Throughout this search, I was reminded of the ingenuity of television’s most provocative voices at the midcentury mark. As noted by the late John Frankenheimer, who directed several Serling scripts for big and small screens, there were no old days when he and other television pioneers like Serling got their start. “We were the old days,” he said. Circumnavigating censors at that time was commonplace. In an interview with Mike Wallace in 1959, Serling recounted his frustrations in trying to bring an unvarnished account of the murder of Emmett Till to air on The United States Steel Hour in 1956. After the location was shifted from Mississippi to New England and even Coca-Cola bottles were removed from the set to satisfy sponsors’ fears of a Southern connotation, Serling knew he needed to escape even further, to other planets if necessary, to smuggle his socially conscious messages onto American airwaves. Less than three years later, The Twilight Zone was born.

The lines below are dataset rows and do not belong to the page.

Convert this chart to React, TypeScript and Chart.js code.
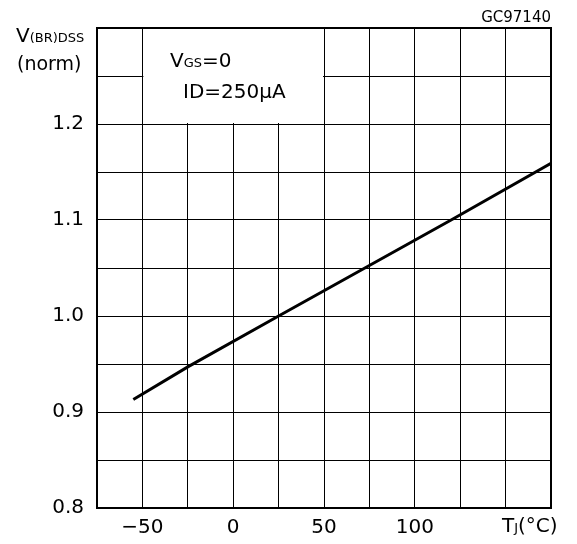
import { useEffect, useRef } from 'react';
import { Chart, registerables, ChartConfiguration, Plugin } from 'chart.js';

Chart.register(...registerables);

// Tj (°C) and normalised V(BR)DSS
const tempC = [-55, -25, 25, 120, 175];
const vbrNorm = [0.913, 0.947, 1.0, 1.1, 1.159];

const xTickValues = [-50, 0, 50, 100];
const xTickLabels = ['\u221250', '0', '50', '100'];
const yTickValues = [0.8, 0.9, 1.0, 1.1, 1.2];
const yTickLabels = ['0.8', '0.9', '1.0', '1.1', '1.2'];

const FONT = '"DejaVu Sans", sans-serif';

type Seg = { t: string; size: number };

function drawSegs(ctx: CanvasRenderingContext2D, segs: Seg[], x: number, y: number) {
  let cx = x;
  for (const s of segs) {
    ctx.font = `${s.size}px ${FONT}`;
    ctx.fillText(s.t, cx, y);
    cx += ctx.measureText(s.t).width;
  }
}

const framePlugin: Plugin<'line'> = {
  id: 'frame',
  beforeDatasetsDraw(chart) {
    const { ctx, chartArea, scales } = chart;
    const x = scales.x;
    const y = scales.y;
    ctx.save();
    // blank area behind the test conditions
    const l = x.getPixelForValue(-50) + 1;
    const r = x.getPixelForValue(50) - 1;
    const t = y.getPixelForValue(1.3) + 1;
    const b = y.getPixelForValue(1.2) - 1;
    ctx.fillStyle = '#fff';
    ctx.fillRect(l, t, r - l, b - t);
    ctx.strokeStyle = '#000';
    ctx.lineWidth = 2;
    ctx.strokeRect(chartArea.left, chartArea.top, chartArea.right - chartArea.left, chartArea.bottom - chartArea.top);
    ctx.restore();
  },
  afterDraw(chart) {
    const { ctx } = chart;
    ctx.save();
    ctx.fillStyle = '#000';
    ctx.textBaseline = 'alphabetic';
    ctx.textAlign = 'left';
    drawSegs(ctx, [{ t: 'V', size: 20 }, { t: '(BR)DSS', size: 13 }], 16, 42);
    drawSegs(ctx, [{ t: '(norm)', size: 19 }], 17, 70);
    drawSegs(ctx, [{ t: 'V', size: 20 }, { t: 'GS', size: 13 }, { t: '=0', size: 20 }], 170, 67);
    drawSegs(ctx, [{ t: 'ID=250\u00b5A', size: 20 }], 183, 98);
    drawSegs(ctx, [{ t: 'T', size: 20 }, { t: 'J', size: 13 }, { t: '(\u00b0C)', size: 20 }], 502, 532);
    ctx.font = `15px ${FONT}`;
    ctx.textAlign = 'right';
    ctx.fillText('GC97140', 551, 22);
    ctx.restore();
  },
};

function pick(values: number[], labels: string[], v: number) {
  const i = values.findIndex(u => Math.abs(u - v) < 1e-6);
  return i >= 0 ? labels[i] : '';
}

export default function App() {
  const canvasRef = useRef<HTMLCanvasElement | null>(null);

  useEffect(() => {
    if (!canvasRef.current) return;
    const config: ChartConfiguration<'line'> = {
      type: 'line',
      data: {
        datasets: [
          {
            data: tempC.map((t, i) => ({ x: t, y: vbrNorm[i] })),
            borderColor: '#000',
            borderWidth: 3,
            pointRadius: 0,
            tension: 0,
          },
        ],
      },
      options: {
        animation: false,
        responsive: true,
        maintainAspectRatio: false,
        layout: { padding: { top: 28, right: 26, left: 0, bottom: 0 } },
        plugins: { legend: { display: false }, tooltip: { enabled: false } },
        scales: {
          x: {
            type: 'linear',
            min: -75,
            max: 175,
            afterFit: s => {
              s.height = 36;
            },
            ticks: {
              stepSize: 25,
              autoSkip: false,
              maxRotation: 0,
              padding: 8,
              color: '#000',
              font: { family: FONT, size: 20 },
              callback: v => pick(xTickValues, xTickLabels, Number(v)),
            },
            grid: { color: '#000', lineWidth: 1, drawTicks: false },
            border: { display: true, color: '#000', width: 2 },
          },
          y: {
            type: 'linear',
            min: 0.8,
            max: 1.3,
            afterFit: s => {
              s.width = 97;
            },
            ticks: {
              stepSize: 0.05,
              autoSkip: false,
              padding: 13,
              color: '#000',
              font: { family: FONT, size: 20 },
              callback: v => pick(yTickValues, yTickLabels, Number(v)),
            },
            grid: { color: '#000', lineWidth: 1, drawTicks: false },
            border: { display: true, color: '#000', width: 2 },
          },
        },
      },
      plugins: [framePlugin],
    };
    const chart = new Chart(canvasRef.current, config);
    return () => chart.destroy();
  }, []);

  return (
    <div style={{ position: 'absolute', left: 0, top: 0, width: 577, height: 544, background: '#fff' }}>
      <canvas ref={canvasRef} />
    </div>
  );
}
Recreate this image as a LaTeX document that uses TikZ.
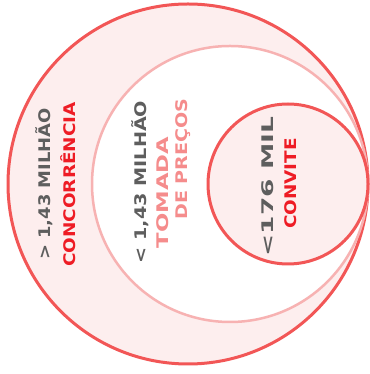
\documentclass[tikz,border=0pt]{standalone}
\usepackage{fontspec}
\setmainfont{DejaVu Sans}
\usepackage{tikz}

\definecolor{ringred}{HTML}{F25656}
\definecolor{ringpink}{HTML}{F7B2B2}
\definecolor{fillpink}{HTML}{FDEEEE}
\definecolor{txtgray}{HTML}{5E5E5E}
\definecolor{txtred}{HTML}{EE1C25}
\definecolor{txtpink}{HTML}{F58C8C}

\tikzset{
  ring/.style={circle, draw=ringred, line width=3pt, fill=fillpink, inner sep=0pt},
  valuelabel/.style={rotate=90, text=txtgray, font=\bfseries\fontsize{16}{16}\selectfont, inner sep=0pt},
  kindlabel/.style={rotate=90, text=txtred, font=\bfseries\fontsize{16}{16}\selectfont, inner sep=0pt}
}

\begin{document}
\begin{tikzpicture}[x=1pt, y=1pt]
  \useasboundingbox (0,0) rectangle (369,374);
  % circles
  \node[ring, minimum size=360pt] (outer) at (188, 190) {};
  \node[ring, draw=ringpink, line width=2.5pt, fill=white, minimum size=276pt] (middle) at (230, 190) {};
  \node[ring, minimum size=160pt] (inner) at (288, 190) {};
  % labels
  \node[valuelabel, xscale=1.12] (concval) at (44, 190) {> 1,43 MILHÃO};
  \node[kindlabel, xscale=1.15] (concname) at (68, 189.5) {CONCORRÊNCIA};
  \node[valuelabel, xscale=1.2] (tomval) at (140, 192) {< 1,43 MILHÃO};
  \node[kindlabel, text=txtpink, xscale=1.42] (tomname) at (163, 181.5) {TOMADA};
  \node[kindlabel, text=txtpink, xscale=1.19] (tomname2) at (183, 215) {DE PREÇOS};
  \node[valuelabel, xscale=1.65] (convval) at (268, 187.5) {<176 MIL};
  \node[kindlabel, xscale=1.15] (convname) at (291, 190.5) {CONVITE};
\end{tikzpicture}
\end{document}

Likewise, when Serling used sports as a portal to connect with viewers, he often did so with a light touch, presenting an escape from the everyday. There was “Casey at the Bat” with robots, or his segment for an unmade Twilight Zone film, in which baseball’s most bruising slugger turns out to be a figment of the imagination of a lonely hot dog vendor at Shea Stadium. But when Serling focused on boxing, he achieved a level of verisimilitude that is particularly striking. He addressed issues of race and class head-on. He drew from his own memories during the most combative and challenging chapter of his life. Dodging censors and skittish sponsors, he landed punches in prime time. It was this side of Serling that I hoped to connect with — the fighter’s instincts that helped change the face of a new medium.